The listing below must be repeated word for word, with its images excluded.

§ SUPPLIED DATA
----------
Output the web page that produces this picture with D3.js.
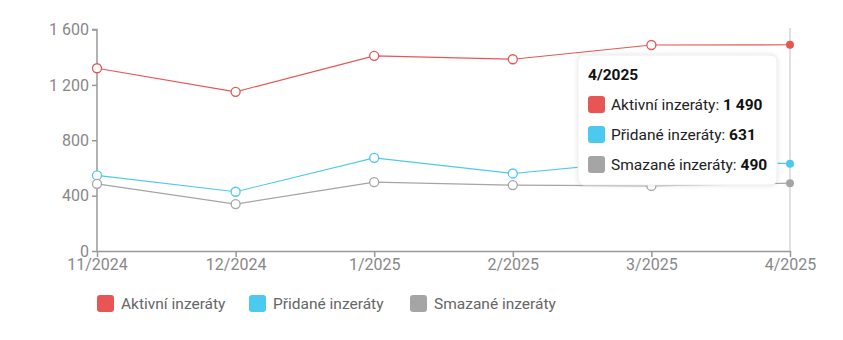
<!DOCTYPE html>
<html><head><meta charset="utf-8">
<script src="https://cdn.jsdelivr.net/npm/d3@7"></script>
<style>
html,body{margin:0;padding:0;background:#fff;}
svg{display:block;font-family:Roboto,"Open Sans",sans-serif;}
</style></head>
<body>
<svg id="chart" width="843" height="340"></svg>
<script>
const categories = ["11/2024","12/2024","1/2025","2/2025","3/2025","4/2025"];
const aktivni = [1320, 1150, 1410, 1385, 1488, 1490];
const pridane = [546, 428, 673, 560, 655, 631];
const smazane = [485, 339, 497, 476, 470, 490];
const seriesNames = ["Aktivní inzeráty","Přidané inzeráty","Smazané inzeráty"];
const seriesColors = ["#e85555","#4cc9ef","#a5a5a5"];
const yTicks = [0, 400, 800, 1200, 1600];
const hoverIndex = 5;

const series = [aktivni, pridane, smazane].map((v,i)=>({name:seriesNames[i], color:seriesColors[i], values:v}));

const svg = d3.select("#chart");
const x = d3.scalePoint().domain(categories).range([97, 790]);
const y = d3.scaleLinear().domain([0,1600]).range([251, 29.5]);
const loc = d3.formatLocale({decimal:",", thousands:"\u00a0", grouping:[3], currency:["","Kč"]});
const fmt = loc.format(",d");

// crosshair
svg.append("line").attr("x1",x(categories[hoverIndex])).attr("x2",x(categories[hoverIndex]))
  .attr("y1",28).attr("y2",251).attr("stroke","#cfcfcf").attr("stroke-width",1.3);

// axes
const gy = svg.append("g").attr("transform","translate(97,0)")
  .call(d3.axisLeft(y).tickValues(yTicks).tickFormat(fmt).tickSize(5).tickPadding(3));
const gx = svg.append("g").attr("transform","translate(0,251)")
  .call(d3.axisBottom(x).tickSize(6).tickSizeOuter(0).tickPadding(2));
[gy,gx].forEach(g=>{
  g.selectAll("path,line").attr("stroke","#999").attr("stroke-width",1.5);
  g.selectAll("text").attr("fill","#888").style("font-size","16px").style("font-family","Roboto");
});
gy.select(".domain").attr("d","M-5,29.5H0V251");

// lines
const line = d3.line().x((d,i)=>x(categories[i])).y(d=>y(d));
series.forEach(s=>{
  svg.append("path").attr("d",line(s.values)).attr("fill","none").attr("stroke",s.color).attr("stroke-width",1.2);
});
series.forEach(s=>{
  svg.selectAll(null).data(s.values).enter().append("circle")
    .attr("cx",(d,i)=>x(categories[i])).attr("cy",d=>y(d))
    .attr("r",(d,i)=>i===hoverIndex?4:4.5)
    .attr("fill",(d,i)=>i===hoverIndex?s.color:"#fff")
    .attr("stroke",s.color).attr("stroke-width",(d,i)=>i===hoverIndex?0:1.3);
});

// tooltip
const defs = svg.append("defs");
const f = defs.append("filter").attr("id","sh").attr("x","-20%").attr("y","-20%").attr("width","140%").attr("height","140%");
f.append("feDropShadow").attr("dx",0).attr("dy",0).attr("stdDeviation",2).attr("flood-color","#000").attr("flood-opacity",0.12);
const tt = svg.append("g").attr("transform","translate(578,55)");
tt.append("rect").attr("width",199).attr("height",130).attr("rx",6).attr("fill","#fff")
  .attr("stroke","#ececec").attr("filter","url(#sh)");
tt.append("text").attr("x",10).attr("y",25).text(categories[hoverIndex])
  .style("font-size","15.5px").style("font-weight","bold").attr("fill","#111");
series.forEach((s,i)=>{
  const row = tt.append("g").attr("transform",`translate(10,${41+i*30})`);
  row.append("rect").attr("width",17).attr("height",17).attr("rx",3).attr("fill",s.color);
  const t = row.append("text").attr("x",23).attr("y",14).style("font-size","15.5px").attr("fill","#222");
  t.append("tspan").text(s.name+": ");
  t.append("tspan").style("font-weight","bold").attr("fill","#111").text(fmt(s.values[hoverIndex]));
});

// legend
const lg = svg.append("g").attr("transform","translate(97,295)");
const legX = [0, 152, 313];
series.forEach((s,i)=>{
  const g = lg.append("g").attr("transform",`translate(${legX[i]},0)`);
  g.append("rect").attr("width",17).attr("height",17).attr("rx",3).attr("fill",s.color);
  g.append("text").attr("x",24).attr("y",14).text(s.name).style("font-size","15.5px").attr("fill","#666");
});
</script>
</body></html>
----------
§ RESULT BELOW
Output the web page that produces this picture with D3.js.
<!DOCTYPE html>
<html><head><meta charset="utf-8">
<script src="https://cdn.jsdelivr.net/npm/d3@7"></script>
<style>
html,body{margin:0;padding:0;background:#fff;}
svg{display:block;font-family:Roboto,"Open Sans",sans-serif;}
</style></head>
<body>
<svg id="chart" width="843" height="340"></svg>
<script>
const categories = ["11/2024","12/2024","1/2025","2/2025","3/2025","4/2025"];
const aktivni = [1320, 1150, 1410, 1385, 1488, 1490];
const pridane = [546, 428, 673, 560, 655, 631];
const smazane = [485, 339, 497, 476, 470, 490];
const seriesNames = ["Aktivní inzeráty","Přidané inzeráty","Smazané inzeráty"];
const seriesColors = ["#e85555","#4cc9ef","#a5a5a5"];
const yTicks = [0, 400, 800, 1200, 1600];
const hoverIndex = 5;

const series = [aktivni, pridane, smazane].map((v,i)=>({name:seriesNames[i], color:seriesColors[i], values:v}));

const svg = d3.select("#chart");
const x = d3.scalePoint().domain(categories).range([97, 790]);
const y = d3.scaleLinear().domain([0,1600]).range([251, 29.5]);
const loc = d3.formatLocale({decimal:",", thousands:"\u00a0", grouping:[3], currency:["","Kč"]});
const fmt = loc.format(",d");

// crosshair
svg.append("line").attr("x1",x(categories[hoverIndex])).attr("x2",x(categories[hoverIndex]))
  .attr("y1",28).attr("y2",251).attr("stroke","#cfcfcf").attr("stroke-width",1.3);

// axes
const gy = svg.append("g").attr("transform","translate(97,0)")
  .call(d3.axisLeft(y).tickValues(yTicks).tickFormat(fmt).tickSize(5).tickPadding(3));
const gx = svg.append("g").attr("transform","translate(0,251)")
  .call(d3.axisBottom(x).tickSize(6).tickSizeOuter(0).tickPadding(2));
[gy,gx].forEach(g=>{
  g.selectAll("path,line").attr("stroke","#999").attr("stroke-width",1.5);
  g.selectAll("text").attr("fill","#888").style("font-size","16px").style("font-family","Roboto");
});
gy.select(".domain").attr("d","M-5,29.5H0V251");

// lines
const line = d3.line().x((d,i)=>x(categories[i])).y(d=>y(d));
series.forEach(s=>{
  svg.append("path").attr("d",line(s.values)).attr("fill","none").attr("stroke",s.color).attr("stroke-width",1.2);
});
series.forEach(s=>{
  svg.selectAll(null).data(s.values).enter().append("circle")
    .attr("cx",(d,i)=>x(categories[i])).attr("cy",d=>y(d))
    .attr("r",(d,i)=>i===hoverIndex?4:4.5)
    .attr("fill",(d,i)=>i===hoverIndex?s.color:"#fff")
    .attr("stroke",s.color).attr("stroke-width",(d,i)=>i===hoverIndex?0:1.3);
});

// tooltip
const defs = svg.append("defs");
const f = defs.append("filter").attr("id","sh").attr("x","-20%").attr("y","-20%").attr("width","140%").attr("height","140%");
f.append("feDropShadow").attr("dx",0).attr("dy",0).attr("stdDeviation",2).attr("flood-color","#000").attr("flood-opacity",0.12);
const tt = svg.append("g").attr("transform","translate(578,55)");
tt.append("rect").attr("width",199).attr("height",130).attr("rx",6).attr("fill","#fff")
  .attr("stroke","#ececec").attr("filter","url(#sh)");
tt.append("text").attr("x",10).attr("y",25).text(categories[hoverIndex])
  .style("font-size","15.5px").style("font-weight","bold").attr("fill","#111");
series.forEach((s,i)=>{
  const row = tt.append("g").attr("transform",`translate(10,${41+i*30})`);
  row.append("rect").attr("width",17).attr("height",17).attr("rx",3).attr("fill",s.color);
  const t = row.append("text").attr("x",23).attr("y",14).style("font-size","15.5px").attr("fill","#222");
  t.append("tspan").text(s.name+": ");
  t.append("tspan").style("font-weight","bold").attr("fill","#111").text(fmt(s.values[hoverIndex]));
});

// legend
const lg = svg.append("g").attr("transform","translate(97,295)");
const legX = [0, 152, 313];
series.forEach((s,i)=>{
  const g = lg.append("g").attr("transform",`translate(${legX[i]},0)`);
  g.append("rect").attr("width",17).attr("height",17).attr("rx",3).attr("fill",s.color);
  g.append("text").attr("x",24).attr("y",14).text(s.name).style("font-size","15.5px").attr("fill","#666");
});
</script>
</body></html>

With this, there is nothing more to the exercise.